PROMPT | Please print exactly the lines below, from the start of the material up to and including the line with "const cinza = '#868686';", but none of the pictures.

PROVIDED MATERIAL |

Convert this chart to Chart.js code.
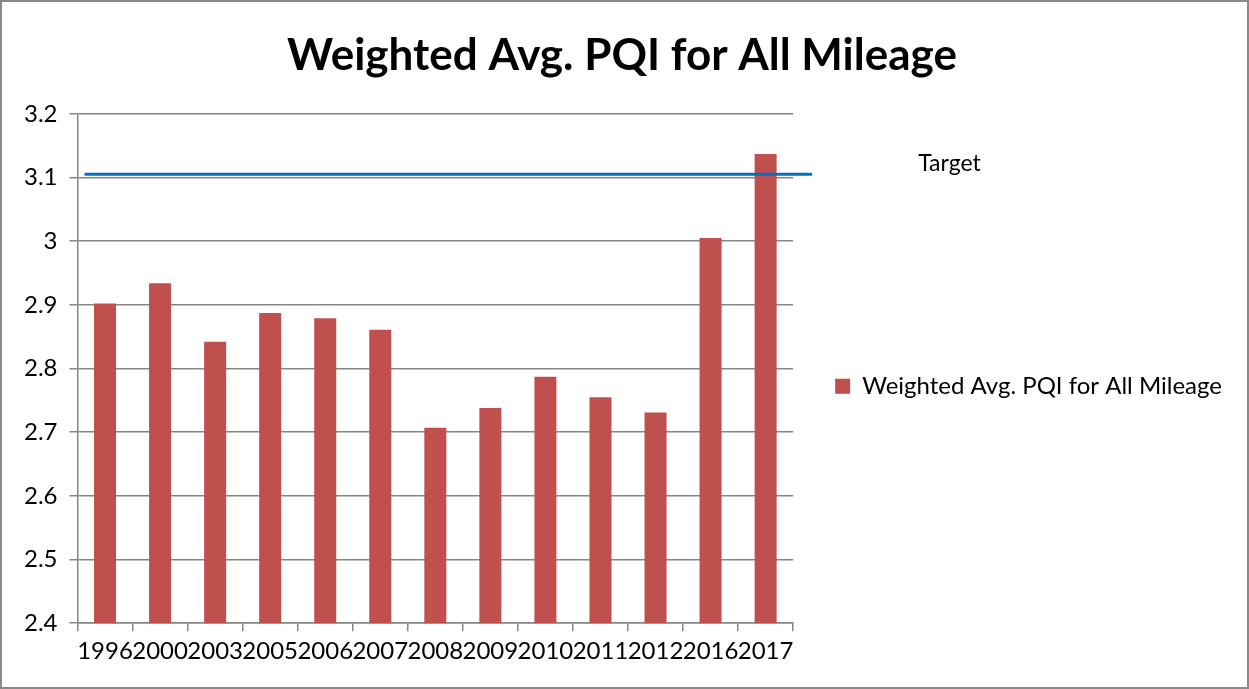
<!DOCTYPE html>
<html>
<head>
<meta charset="utf-8">
<script src="https://cdn.jsdelivr.net/npm/chart.js@4"></script>
<style>
  body { margin: 0; background: #fff; }
  #box { width: 1249px; height: 689px; box-sizing: border-box; border: 2px solid #898989; position: relative; }
  canvas { display: block; }
</style>
</head>
<body>
<div id="box"><canvas id="grafico"></canvas></div>
<script>
// data
const anos = ['1996', '2000', '2003', '2005', '2006', '2007', '2008', '2009', '2010', '2011', '2012', '2016', '2017'];
const pqi = [2.902, 2.934, 2.842, 2.887, 2.879, 2.861, 2.707, 2.738, 2.787, 2.755, 2.731, 3.005, 3.137];
const alvo = 3.105;
const nomeSerie = 'Weighted Avg. PQI for All Mileage';
const titulo = 'Weighted Avg. PQI for All Mileage';

const fonte = 'Lato';
const cinza = '#868686';

// linha da meta + rotulo "Target"
const linhaMeta = {
    id: 'linhaMeta',
    afterInit(chart) {
        // a legenda da direita nao pode ficar limitada a 1/4 da largura
        const lg = chart.legend;
        if (lg) {
            const orig = lg.update.bind(lg);
            lg.update = (w, h, m) => orig(Math.max(w, 520), h, m);
        }
    },
    afterDatasetsDraw(chart) {
        const ctx = chart.ctx;
        const area = chart.chartArea;
        const y = chart.scales.y.getPixelForValue(alvo);
        ctx.save();
        ctx.strokeStyle = '#0070C0';
        ctx.lineWidth = 3;
        ctx.beginPath();
        ctx.moveTo(area.left + 7, y);
        ctx.lineTo(area.right + 19, y);
        ctx.stroke();
        ctx.fillStyle = '#000';
        ctx.font = '23px ' + fonte;
        ctx.textBaseline = 'middle';
        ctx.fillText('Target', area.right + 125, y - 11);
        ctx.restore();
    }
};

function criarGrafico() {
    const contexto = document.getElementById('grafico').getContext('2d');
    new Chart(contexto, {
        type: 'bar',
        data: {
            labels: anos,
            datasets: [{
                label: nomeSerie,
                data: pqi,
                backgroundColor: '#C0504D',
                borderWidth: 0,
                categoryPercentage: 1,
                barPercentage: 0.4,
            }],
        },
        options: {
            responsive: true,
            maintainAspectRatio: false,
            animation: false,
            layout: { padding: { left: 10, right: 15, bottom: 15 } },
            plugins: {
                title: {
                    display: true,
                    text: titulo,
                    color: '#000',
                    font: { family: fonte, size: 44, weight: 'bold' },
                    padding: { top: 27, bottom: 32 },
                },
                legend: {
                    position: 'right',
                    title: { display: true, text: '', font: { size: 12 }, padding: { top: 0, bottom: 84 } },
                    labels: {
                        color: '#000',
                        boxWidth: 15,
                        boxHeight: 15,
                        padding: 42,
                        font: { family: fonte, size: 24 },
                    },
                },
                tooltip: { enabled: false },
            },
            scales: {
                x: {
                    grid: { display: true, drawOnChartArea: false, drawTicks: true, tickLength: 8, color: cinza, lineWidth: 1.5, offset: true },
                    border: { color: cinza, width: 1.5 },
                    ticks: { color: '#000', font: { family: fonte, size: 24 }, autoSkip: false, maxRotation: 0, minRotation: 0, padding: 6 },
                },
                y: {
                    min: 2.4,
                    max: 3.2,
                    grid: { color: cinza, lineWidth: 1.5, tickLength: 8 },
                    border: { color: cinza, width: 1.5 },
                    ticks: {
                        stepSize: 0.1,
                        color: '#000',
                        padding: 12,
                        font: { family: fonte, size: 24 },
                        callback: v => String(parseFloat(v.toFixed(2))),
                    },
                },
            },
        },
        plugins: [linhaMeta],
    });
}

Promise.all([
    document.fonts.load('24px Lato'),
    document.fonts.load('bold 44px Lato'),
]).then(criarGrafico, criarGrafico);
</script>
</body>
</html>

RESULT FOR THIS TASK |
Convert this chart to Chart.js code.
<!DOCTYPE html>
<html>
<head>
<meta charset="utf-8">
<script src="https://cdn.jsdelivr.net/npm/chart.js@4"></script>
<style>
  body { margin: 0; background: #fff; }
  #box { width: 1249px; height: 689px; box-sizing: border-box; border: 2px solid #898989; position: relative; }
  canvas { display: block; }
</style>
</head>
<body>
<div id="box"><canvas id="grafico"></canvas></div>
<script>
// data
const anos = ['1996', '2000', '2003', '2005', '2006', '2007', '2008', '2009', '2010', '2011', '2012', '2016', '2017'];
const pqi = [2.902, 2.934, 2.842, 2.887, 2.879, 2.861, 2.707, 2.738, 2.787, 2.755, 2.731, 3.005, 3.137];
const alvo = 3.105;
const nomeSerie = 'Weighted Avg. PQI for All Mileage';
const titulo = 'Weighted Avg. PQI for All Mileage';

const fonte = 'Lato';
const cinza = '#868686';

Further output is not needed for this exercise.